STATED PROBLEM
Starting at the first line of the listing below, retype each line up to and including the one that contains "648, 685, 619]". Leave pictures out.

SUPPLIED DATA
** Begin **
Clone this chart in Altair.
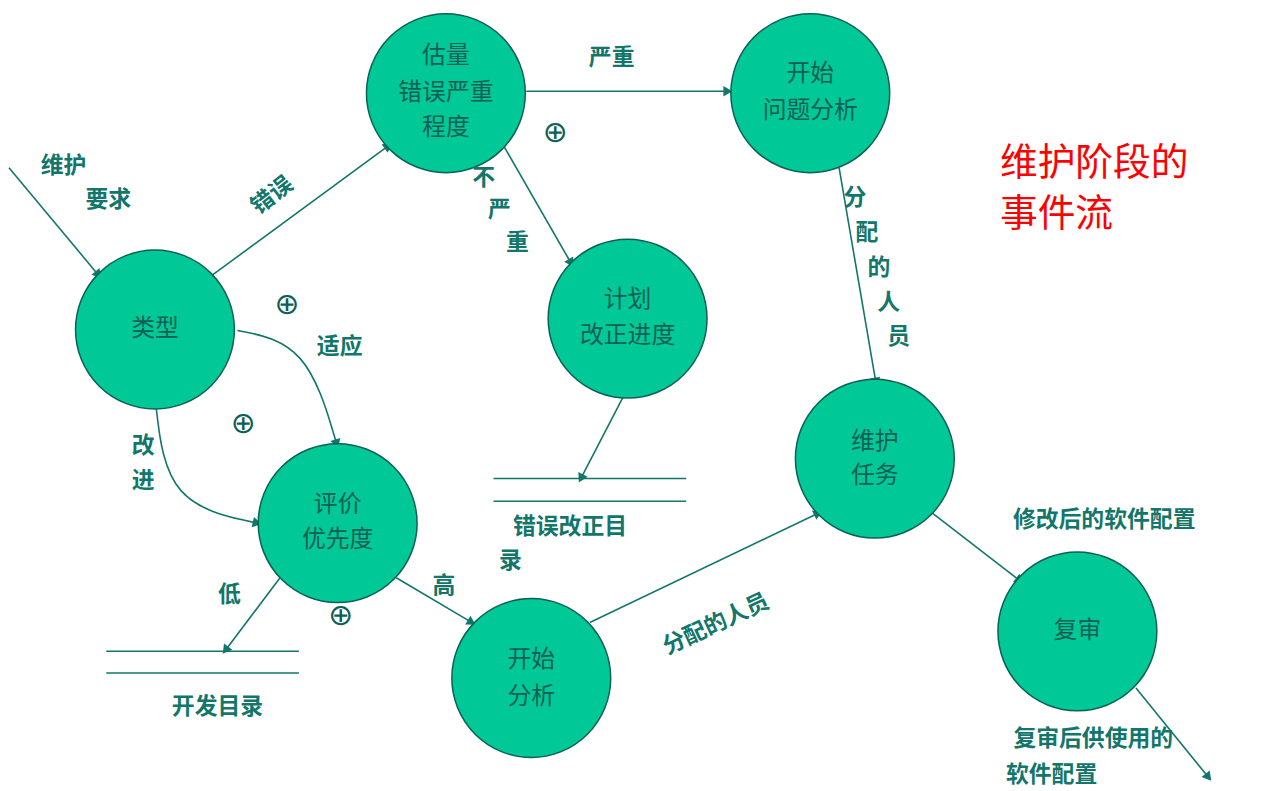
import math
import altair as alt
import pandas as pd

# 节点：名称、中心坐标
node_x = [147, 440, 807, 623, 331, 526, 872, 1076]
node_y = [315, 77, 77, 304, 510, 666, 445, 619]

# 节点文字
node_text = ["类型", "估量", "错误严重", "程度", "开始", "问题分析", "计划", "改正进度",
             "维护", "任务", "评价", "优先度", "开始", "分析", "复审"]
node_tx = [147, 440, 440, 440, 807, 807, 623, 623, 872, 872, 331, 331, 526, 526, 1076]
node_ty = [315, 40, 77, 112, 58, 95, 285, 322, 428, 463, 492, 527, 648, 685, 619]

# 直线箭头 (起点 -> 终点)
arrows = [
    (0, 152, 90, 260), (205, 260, 382, 130), (521, 75, 724, 75),
    (497, 128, 566, 248), (836, 152, 873, 368), (620, 380, 576, 465),
    (273, 565, 218, 638), (390, 565, 466, 610), (585, 610, 815, 500),
    (930, 500, 1018, 568), (1135, 676, 1208, 766),
]

# 曲线箭头
curves = {
    "适应": [(230, 316), (300, 330), (330, 430)],
    "改进": [(148, 392), (160, 490), (250, 510)],
}

# 目录双线
stores = [(488, 682, 465), (488, 682, 488), (98, 292, 639), (98, 292, 661)]

# 边上标签
lab_text = ["维护", "要求", "严重", "不", "严", "重", "分", "配", "的", "人", "员",
            "适应", "改", "进", "低", "高", "修改后的软件配置", "错误改正目", "录",
            "开发目录", "复审后供使用的", "软件配置"]
lab_x = [55, 100, 607, 478, 494, 512, 852, 864, 876, 886, 896,
         333, 135, 135, 222, 438, 1103, 565, 505, 210, 1092, 1050]
lab_y = [150, 185, 42, 162, 195, 228, 183, 218, 253, 288, 323,
         333, 432, 468, 582, 573, 507, 514, 548, 695, 727, 764]
rot_text = ["错误", "分配的人员"]
rot_x = [265, 712]
rot_y = [180, 612]
rot_angle = [322, 335]

plus_x = [550, 280, 236, 334]
plus_y = [117, 290, 410, 604]

title_lines = ["维护阶段的", "事件流"]
title_y = [148, 200]

TEAL = "#12766a"
FILL = "#00c896"
FONT = "Noto Sans CJK SC"

X = alt.X("x:Q", scale=alt.Scale(domain=[8, 1272]), axis=None)
Y = alt.Y("y:Q", scale=alt.Scale(domain=[8, 783], reverse=True), axis=None)
X2 = alt.X2("x2:Q")
Y2 = alt.Y2("y2:Q")

seg = pd.DataFrame(arrows, columns=["x", "y", "x2", "y2"])
lines = alt.Chart(seg).mark_rule(color=TEAL, strokeWidth=1.6).encode(x=X, y=Y, x2=X2, y2=Y2)

heads = []
for x1, y1, x2, y2 in arrows:
    heads.append((x2, y2, math.degrees(math.atan2(x2 - x1, -(y2 - y1))) % 360))
for pts in curves.values():
    (xa, ya), (xb, yb) = pts[-2], pts[-1]
    heads.append((xb, yb, math.degrees(math.atan2(xb - xa, -(yb - ya))) % 360))
hd = pd.DataFrame(heads, columns=["x", "y", "a"])
arrowheads = alt.Chart(hd).mark_point(shape="triangle-up", filled=True, color=TEAL,
                                      size=110, opacity=1).encode(x=X, y=Y, angle=alt.Angle("a:Q", scale=None))

crows = []
for k, pts in curves.items():
    for i, (px, py) in enumerate(pts):
        crows.append({"c": k, "i": i, "x": px, "y": py})
curve_lines = alt.Chart(pd.DataFrame(crows)).mark_line(color=TEAL, strokeWidth=1.6,
                                                       interpolate="basis").encode(
    x=X, y=Y, detail="c:N", order="i:Q")

st = pd.DataFrame(stores, columns=["x", "x2", "y"])
store_lines = alt.Chart(st).mark_rule(color=TEAL, strokeWidth=1.6).encode(x=X, x2=X2, y=Y)

nodes = alt.Chart(pd.DataFrame({"x": node_x, "y": node_y})).mark_point(
    shape="circle", filled=True, size=160 * 160, color=FILL, opacity=1,
    stroke="#0e5f55", strokeWidth=1.5).encode(x=X, y=Y)

ntext = alt.Chart(pd.DataFrame({"x": node_tx, "y": node_ty, "t": node_text})).mark_text(
    font=FONT, fontSize=24, color="#0e5f55", baseline="middle").encode(x=X, y=Y, text="t:N")

labels = alt.Chart(pd.DataFrame({"x": lab_x, "y": lab_y, "t": lab_text})).mark_text(
    font=FONT, fontSize=23, color=TEAL, fontWeight="bold", baseline="middle").encode(x=X, y=Y, text="t:N")

rlabels = alt.Chart(pd.DataFrame({"x": rot_x, "y": rot_y, "t": rot_text, "a": rot_angle})).mark_text(
    font=FONT, fontSize=23, color=TEAL, fontWeight="bold", baseline="middle").encode(
    x=X, y=Y, text="t:N", angle=alt.Angle("a:Q", scale=None))

plus = alt.Chart(pd.DataFrame({"x": plus_x, "y": plus_y, "t": ["⊕"] * 4})).mark_text(
    font="DejaVu Sans", fontSize=30, color="#0e5f55", baseline="middle").encode(x=X, y=Y, text="t:N")

title = alt.Chart(pd.DataFrame({"x": [998, 998], "y": title_y, "t": title_lines})).mark_text(
    font=FONT, fontSize=38, color="#ff0000", align="left", baseline="middle").encode(x=X, y=Y, text="t:N")

chart = alt.layer(lines, curve_lines, store_lines, arrowheads, nodes, ntext, labels,
                  rlabels, plus, title).properties(
    width=1264, height=775, padding=0).configure_view(stroke=None)

chart.save("out.html", embed_options={"renderer": "svg", "actions": False})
** End **
RESPONSE TO THIS TASK
Clone this chart in Altair.
import math
import altair as alt
import pandas as pd

# 节点：名称、中心坐标
node_x = [147, 440, 807, 623, 331, 526, 872, 1076]
node_y = [315, 77, 77, 304, 510, 666, 445, 619]

# 节点文字
node_text = ["类型", "估量", "错误严重", "程度", "开始", "问题分析", "计划", "改正进度",
             "维护", "任务", "评价", "优先度", "开始", "分析", "复审"]
node_tx = [147, 440, 440, 440, 807, 807, 623, 623, 872, 872, 331, 331, 526, 526, 1076]
node_ty = [315, 40, 77, 112, 58, 95, 285, 322, 428, 463, 492, 527, 648, 685, 619]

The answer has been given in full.